I don't mind admitting that this is all really confusing, not least because Cellino is allowed to return to his old role at the club on the 10th of April, when his tax evasion conviction becomes spent in the eyes of the British legal system. Problem is, he has a couple of other legal cases pending back in Italy, about dodging import tax on a Range Rover and a yacht – another fucking yacht! – so who knows what will happen down the line. Cellino said he felt like he was "a guest at a party where he wasn't wanted". If anything, he's more like a guest at a party where you have to pay import duty on your yachts.

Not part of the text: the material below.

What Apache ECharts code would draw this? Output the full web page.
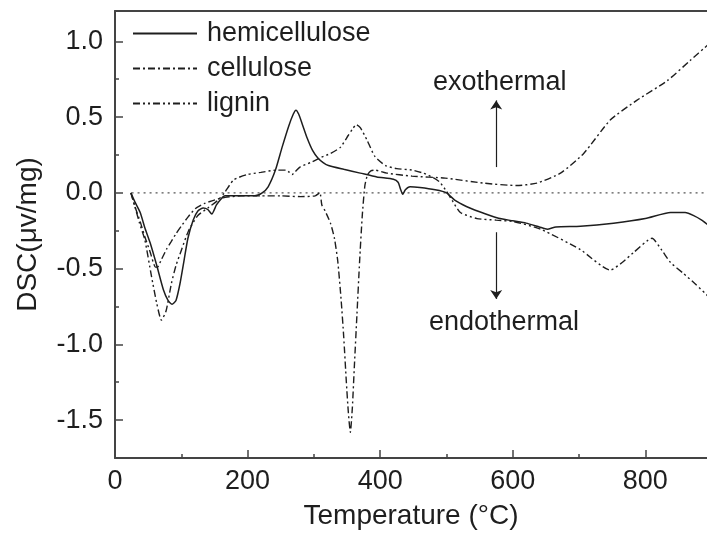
<!DOCTYPE html>
<html>
<head>
<meta charset="utf-8">
<title>DSC curves</title>
<script src="https://cdn.jsdelivr.net/npm/echarts@6/dist/echarts.min.js"></script>
<style>
  html, body { margin: 0; padding: 0; background: #fff; }
  #chart { width: 707px; height: 535px; }
</style>
</head>
<body>
<div id="chart"></div>
<script>
// temperatures (°C) and DSC signal (μv/mg)
var hemiT = [24, 30, 38, 45, 53, 63, 73, 80, 86, 92, 98, 104, 110, 118, 125, 133, 140, 146, 153, 160, 166, 185, 211, 222, 231, 242, 252, 262, 269, 273, 277, 282, 290, 298, 306, 314, 322, 345, 370, 395, 420, 427, 431, 434, 438, 445, 460, 483, 500, 513, 530, 550, 576, 600, 620, 640, 652, 665, 702, 752, 800, 838, 860, 873, 885, 894]
var hemiV = [0, -0.06, -0.13, -0.23, -0.33, -0.48, -0.64, -0.71, -0.735, -0.71, -0.6, -0.45, -0.3, -0.18, -0.12, -0.10, -0.11, -0.14, -0.08, -0.04, -0.02, -0.02, -0.02, 0.0, 0.04, 0.15, 0.30, 0.44, 0.52, 0.545, 0.52, 0.46, 0.36, 0.28, 0.23, 0.20, 0.18, 0.155, 0.13, 0.105, 0.09, 0.07, 0.02, -0.01, 0.02, 0.04, 0.035, 0.02, 0.0, -0.05, -0.09, -0.125, -0.165, -0.185, -0.20, -0.225, -0.24, -0.225, -0.22, -0.20, -0.17, -0.13, -0.13, -0.15, -0.18, -0.21]

var celT = [24, 30, 38, 45, 53, 61, 64, 70, 78, 85, 92, 100, 110, 121, 135, 151, 166, 190, 220, 250, 280, 302, 309, 312, 317, 325, 331, 336, 341, 345, 349, 352, 355, 358, 361, 365, 369, 373, 377, 381, 386, 392, 410, 448, 498, 556, 606, 636, 672, 707, 747, 787, 833, 868, 894]
var celV = [0, -0.09, -0.19, -0.29, -0.39, -0.49, -0.49, -0.44, -0.37, -0.32, -0.27, -0.22, -0.16, -0.105, -0.07, -0.046, -0.03, -0.02, -0.02, -0.02, -0.025, -0.02, 0.0, -0.08, -0.12, -0.2, -0.3, -0.45, -0.7, -0.95, -1.25, -1.45, -1.58, -1.42, -1.15, -0.8, -0.45, -0.15, 0.05, 0.12, 0.145, 0.15, 0.13, 0.11, 0.097, 0.064, 0.048, 0.064, 0.13, 0.26, 0.48, 0.61, 0.74, 0.875, 0.975]

var ligT = [24, 30, 37, 45, 55, 63, 70, 77, 85, 92, 100, 111, 125, 140, 155, 165, 179, 199, 220, 244, 258, 263, 267, 272, 279, 295, 309, 325, 340, 352, 358, 364, 370, 380, 392, 408, 425, 448, 465, 480, 490, 500, 510, 521, 546, 575, 601, 642, 702, 747, 765, 782, 810, 825, 838, 857, 875, 894]
var ligV = [0, -0.09, -0.2, -0.31, -0.55, -0.73, -0.84, -0.78, -0.6, -0.48, -0.38, -0.25, -0.15, -0.1, -0.05, 0.0, 0.085, 0.12, 0.135, 0.15, 0.15, 0.135, 0.12, 0.14, 0.17, 0.2, 0.23, 0.26, 0.3, 0.38, 0.42, 0.45, 0.43, 0.35, 0.24, 0.18, 0.16, 0.15, 0.13, 0.1, 0.07, 0.01, -0.06, -0.13, -0.17, -0.18, -0.19, -0.24, -0.375, -0.51, -0.46, -0.395, -0.3, -0.38, -0.46, -0.53, -0.6, -0.68]

var baseT = [25, 900]
var baseV = [0, 0]

var xTicks = [0, 200, 400, 600, 800]
var xMinorTicks = [100, 300, 500, 700]
var yTicks = [-1.5, -1.0, -0.5, 0.0, 0.5, 1.0]
var yMinorTicks = [-1.25, -0.75, -0.25, 0.25, 0.75]

var FONT = 'Liberation Sans, Arial, Helvetica, sans-serif'
var INK = '#1e1e1e'
var AXIS = '#444'

function zip (t, v) {
    return t.map(function (x, i) { return [x, v[i]] })
}

var chart = echarts.init(document.getElementById('chart'), null, { renderer: 'canvas' })

var xBase = { type: 'value', min: 0, max: 893, splitLine: { show: false } }
var yBase = { type: 'value', min: -1.75, max: 1.2, splitLine: { show: false } }

var option = {
    animation: false,
    backgroundColor: '#fff',
    textStyle: { fontFamily: FONT },
    grid: { left: 115, right: 0, top: 11, bottom: 75, containLabel: false },
    legend: {
        data: ['hemicellulose', 'cellulose', 'lignin'],
        orient: 'vertical',
        left: 132,
        top: 20,
        padding: 0,
        itemWidth: 64,
        itemHeight: 14,
        itemGap: 8,
        itemStyle: { opacity: 0 },
        textStyle: { fontSize: 27, color: INK, fontFamily: FONT, lineHeight: 27, padding: [0, 0, 0, 5] }
    },
    xAxis: [
        Object.assign({}, xBase, {
            position: 'bottom',
            name: 'Temperature (°C)',
            nameLocation: 'middle',
            nameGap: 44,
            nameTextStyle: { fontSize: 28, color: INK, fontFamily: FONT },
            axisLine: { show: true, onZero: false, lineStyle: { color: AXIS, width: 2 } },
            axisTick: { show: true, inside: true, length: 8, customValues: xTicks, lineStyle: { color: AXIS, width: 1.5 } },
            axisLabel: { show: true, customValues: xTicks, margin: 10, fontSize: 27, color: INK, fontFamily: FONT }
        }),
        Object.assign({}, xBase, {
            position: 'bottom',
            axisLine: { show: false, onZero: false },
            axisTick: { show: true, inside: true, length: 4, customValues: xMinorTicks, lineStyle: { color: AXIS, width: 1.5 } },
            axisLabel: { show: false }
        }),
        Object.assign({}, xBase, {
            position: 'top',
            axisLine: { show: true, onZero: false, lineStyle: { color: AXIS, width: 2 } },
            axisTick: { show: false },
            axisLabel: { show: false }
        })
    ],
    yAxis: [
        Object.assign({}, yBase, {
            position: 'left',
            name: 'DSC(μv/mg)',
            nameLocation: 'middle',
            nameGap: 73,
            nameTextStyle: { fontSize: 28, color: INK, fontFamily: FONT },
            axisLine: { show: true, onZero: false, lineStyle: { color: AXIS, width: 2 } },
            axisTick: { show: true, inside: true, length: 8, customValues: yTicks, lineStyle: { color: AXIS, width: 1.5 } },
            axisLabel: {
                show: true, customValues: yTicks, margin: 12, fontSize: 27, color: INK, fontFamily: FONT,
                formatter: function (v) { return v.toFixed(1) }
            }
        }),
        Object.assign({}, yBase, {
            position: 'left',
            axisLine: { show: false, onZero: false },
            axisTick: { show: true, inside: true, length: 4, customValues: yMinorTicks, lineStyle: { color: AXIS, width: 1.5 } },
            axisLabel: { show: false }
        })
    ],
    series: [
        {
            name: 'baseline',
            type: 'line',
            data: zip(baseT, baseV),
            symbol: 'none',
            silent: true,
            lineStyle: { color: '#555', width: 1.2, type: [2, 4] },
            markLine: {
                silent: true,
                symbol: ['none', 'arrow'],
                symbolSize: 9,
                label: { show: false },
                lineStyle: { color: INK, width: 1.2, type: 'solid' },
                data: [
                    [{ coord: [575, 0.17] }, { coord: [575, 0.61] }],
                    [{ coord: [575, -0.26] }, { coord: [575, -0.70] }]
                ]
            }
        },
        {
            name: 'hemicellulose',
            type: 'line',
            data: zip(hemiT, hemiV),
            symbol: 'none',
            smooth: 0.2,
            itemStyle: { color: INK },
            lineStyle: { color: INK, width: 1.5, type: 'solid' }
        },
        {
            name: 'cellulose',
            type: 'line',
            data: zip(celT, celV),
            symbol: 'none',
            smooth: 0.2,
            itemStyle: { color: INK },
            lineStyle: { color: INK, width: 1.4, type: [7, 3, 2, 3] }
        },
        {
            name: 'lignin',
            type: 'line',
            data: zip(ligT, ligV),
            symbol: 'none',
            smooth: 0.2,
            itemStyle: { color: INK },
            lineStyle: { color: INK, width: 1.4, type: [7, 3, 2, 3, 2, 3] }
        }
    ],
    graphic: [
        {
            type: 'text', left: 433, top: 69,
            style: { text: 'exothermal', fontSize: 27, fontFamily: FONT, fill: INK }
        },
        {
            type: 'text', left: 429, top: 309,
            style: { text: 'endothermal', fontSize: 27, fontFamily: FONT, fill: INK }
        }
    ]
}

chart.setOption(option)
</script>
</body>
</html>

At the time of writing, his last meaningful act at Leeds was to decide that he was going to cook the squad's pre-match meal before they played Bournemouth at Elland Road. Video footage shows him entering the club's spartan kitchens in a blazer and cream cashmere roll-neck whilst providing a running commentary as he prepares what looks like a very salty pasta dish. The whole thing is like some gonzo cookery show filmed in a prison. "I don't give a fuck!" Cellino exclaimed on at least one occasion during the filming. But watching the footage back, you realise that the problem is that he does. He almost gives too much of a fuck. Part of his problem is that he wants to be involved in absolutely everything, at absolutely every level. He needs to chill out. He needs to pay some import duties.

"Why is this club hated so much?" Cellino asked, despairingly, after his latest run-in with the Football League. There used to be a million reasons why. But the sad truth is that, with each passing season, rival fans are starting to forget them. These days, when you tell someone you're a Leeds fan, you no longer face vitriol. You actually get sympathy. And that's so much worse.